==== SOURCE MATERIAL ====

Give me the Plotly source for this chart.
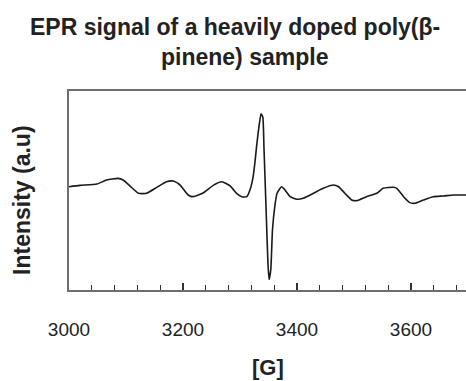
import plotly.graph_objects as go

# Magnetic field [G]
field = [3000, 3019, 3049, 3066, 3086, 3095, 3107, 3122, 3136, 3154, 3171, 3183,
         3195, 3209, 3218, 3236, 3253, 3268, 3283, 3294, 3303, 3312, 3318, 3323,
         3326, 3329, 3334, 3337, 3340, 3342, 3346, 3349, 3351, 3354, 3357, 3361,
         3365, 3373, 3379, 3388, 3400, 3411, 3429, 3446, 3464, 3473, 3484, 3496,
         3505, 3522, 3540, 3551, 3569, 3575, 3587, 3598, 3607, 3622, 3639, 3657,
         3674, 3692, 3700]
# EPR signal intensity (a.u.)
intensity = [103.8, 105.2, 106.5, 110.5, 112.2, 110.5, 104.5, 97.2, 97.2, 103.2, 108.8, 109.5,
             105.5, 95.5, 93.8, 97.8, 105.2, 108.8, 104.5, 97.2, 93.8, 93.8, 101.5, 113.8,
             127.2, 143.8, 167.2, 177.2, 173.8, 143.8, 77.2, 27.2, 10.5, 20.5, 60.5, 83.8,
             97.2, 103.8, 100.5, 93.8, 91.2, 92.2, 97.2, 102.2, 105.5, 103.8, 97.2, 90.5,
             89.8, 93.8, 97.2, 102.2, 103.2, 102.2, 93.8, 87.8, 87.2, 90.5, 93.8, 94.5,
             95.5, 95.5, 95.5]

x_range = [3000, 3696.5]
y_range = [0, 200]
x_ticks = [3000, 3200, 3400, 3600]

title_lines = ["EPR signal of a heavily doped poly(β-", "pinene) sample"]
x_title = "[G]"
y_title = "Intensity (a.u)"

W, H = 466, 381
L, R, T, B = 69, 0, 90.5, 90.5
FONT = "Liberation Sans, Arial, sans-serif"
TXT = "#222222"
FRAME = "#6e6e6e"

fig = go.Figure()
fig.add_trace(go.Scatter(x=field, y=intensity, mode="lines",
                         line=dict(color="#1a1a1a", width=1.6, shape="spline", smoothing=0.5),
                         showlegend=False, hoverinfo="skip"))

fig.update_layout(
    width=W, height=H,
    margin=dict(l=L, r=R, t=T, b=B, pad=0),
    paper_bgcolor="white", plot_bgcolor="white",
    font=dict(family=FONT, color=TXT),
    showlegend=False,
)

fig.update_xaxes(
    range=x_range, showgrid=False, zeroline=False,
    showline=True, linecolor=FRAME, linewidth=2, mirror=True,
    tickmode="array", tickvals=x_ticks, ticktext=[str(v) for v in x_ticks],
    ticks="inside", ticklen=7, tickwidth=1.5, tickcolor="#333333",
    tickfont=dict(size=19, color=TXT, family=FONT),
    ticklabelstandoff=21,
    minor=dict(ticks="inside", dtick=40, tick0=3000, ticklen=5, tickwidth=1.2,
               tickcolor="#333333", showgrid=False),
)
fig.update_yaxes(
    range=y_range, showgrid=False, zeroline=False,
    showline=True, linecolor=FRAME, linewidth=2, mirror=False,
    showticklabels=False, ticks="",
)

plot_w = W - L - R
plot_h = H - T - B

def px_x(px):
    return (px - L) / plot_w

def px_y(py):
    return (H - B - py) / plot_h

# Title lines
for line, cx, cy in zip(title_lines, [235, 244], [26, 56]):
    fig.add_annotation(text=f"<b>{line}</b>", xref="paper", yref="paper",
                       x=px_x(cx), y=px_y(cy), xanchor="center", yanchor="middle",
                       showarrow=False, font=dict(size=23, color=TXT, family=FONT))

# x-axis title
fig.add_annotation(text=f"<b>{x_title}</b>", xref="paper", yref="paper",
                   x=px_x(268), y=px_y(368), xanchor="center", yanchor="middle",
                   showarrow=False, font=dict(size=22, color=TXT, family=FONT))

# y-axis title
fig.add_annotation(text=f"<b>{y_title}</b>", xref="paper", yref="paper",
                   x=px_x(22), y=px_y(200), xanchor="center", yanchor="middle",
                   textangle=-90, showarrow=False,
                   font=dict(size=23, color=TXT, family=FONT))

fig.write_html("out.html")
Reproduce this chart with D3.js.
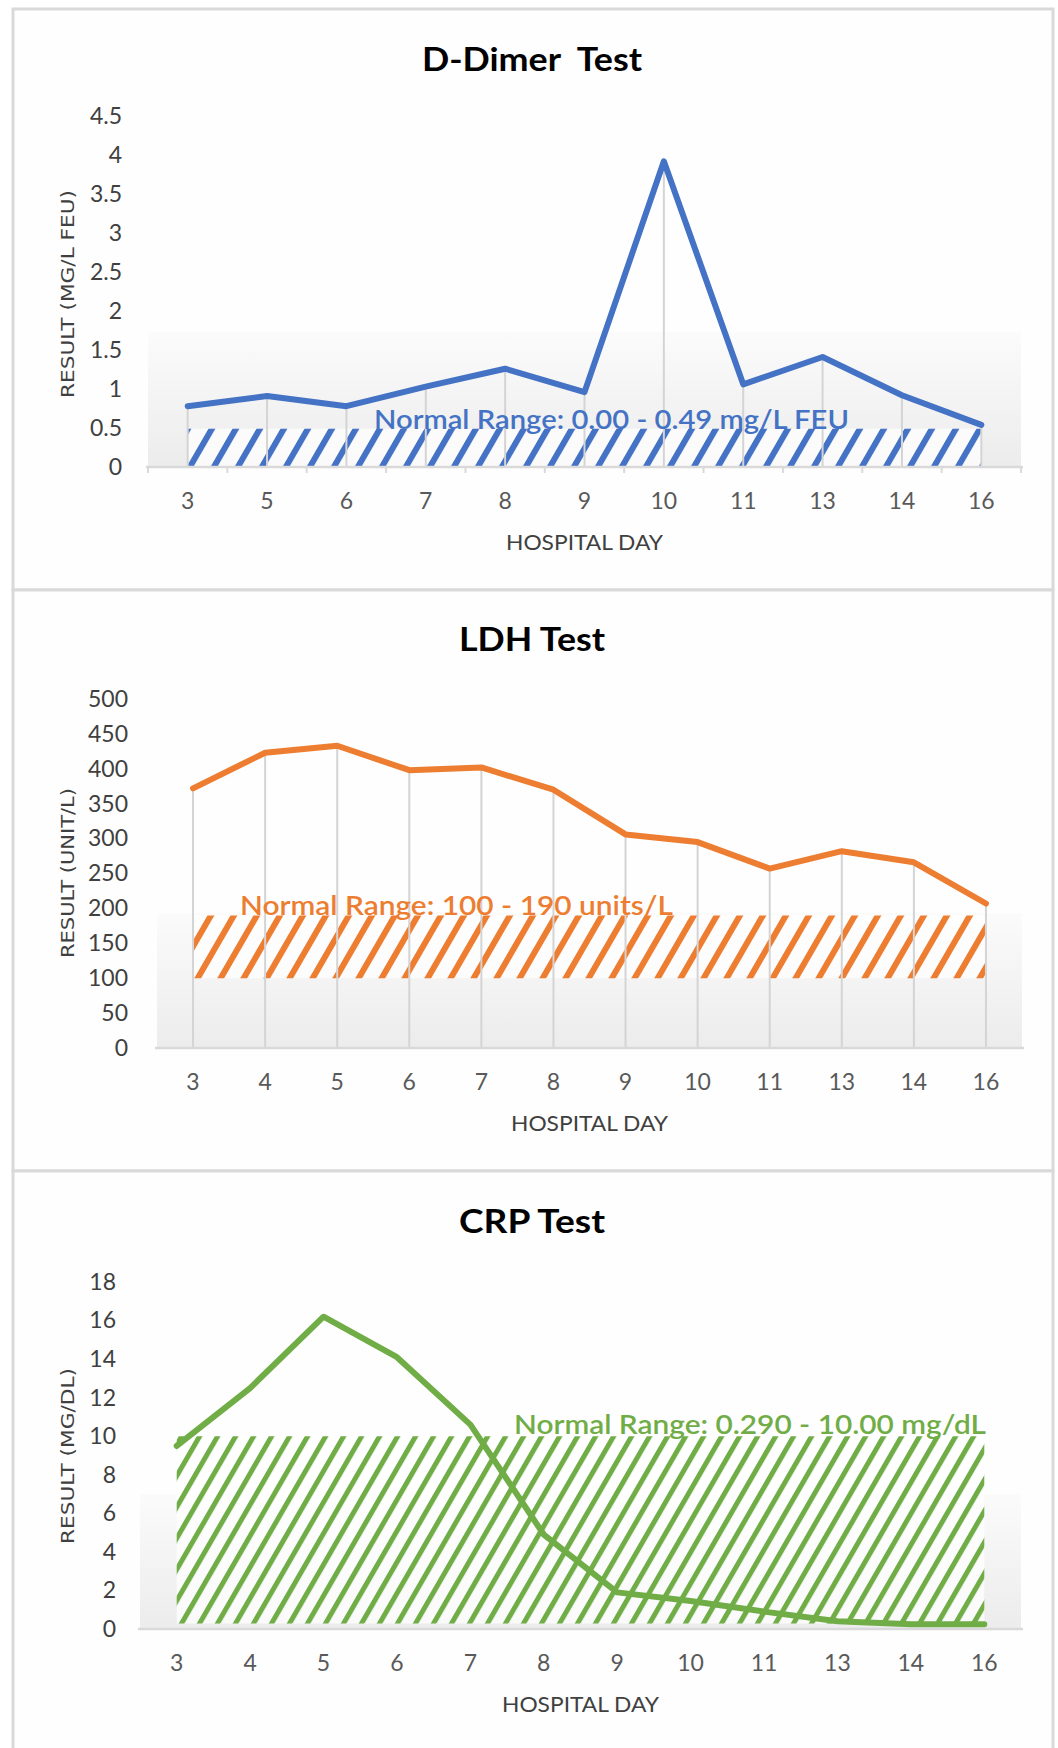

====

JOB
List every line above that contains the word "chart".

SOLUTION
Give me the Plotly source for this chart.
Reproduce this chart with D3.js.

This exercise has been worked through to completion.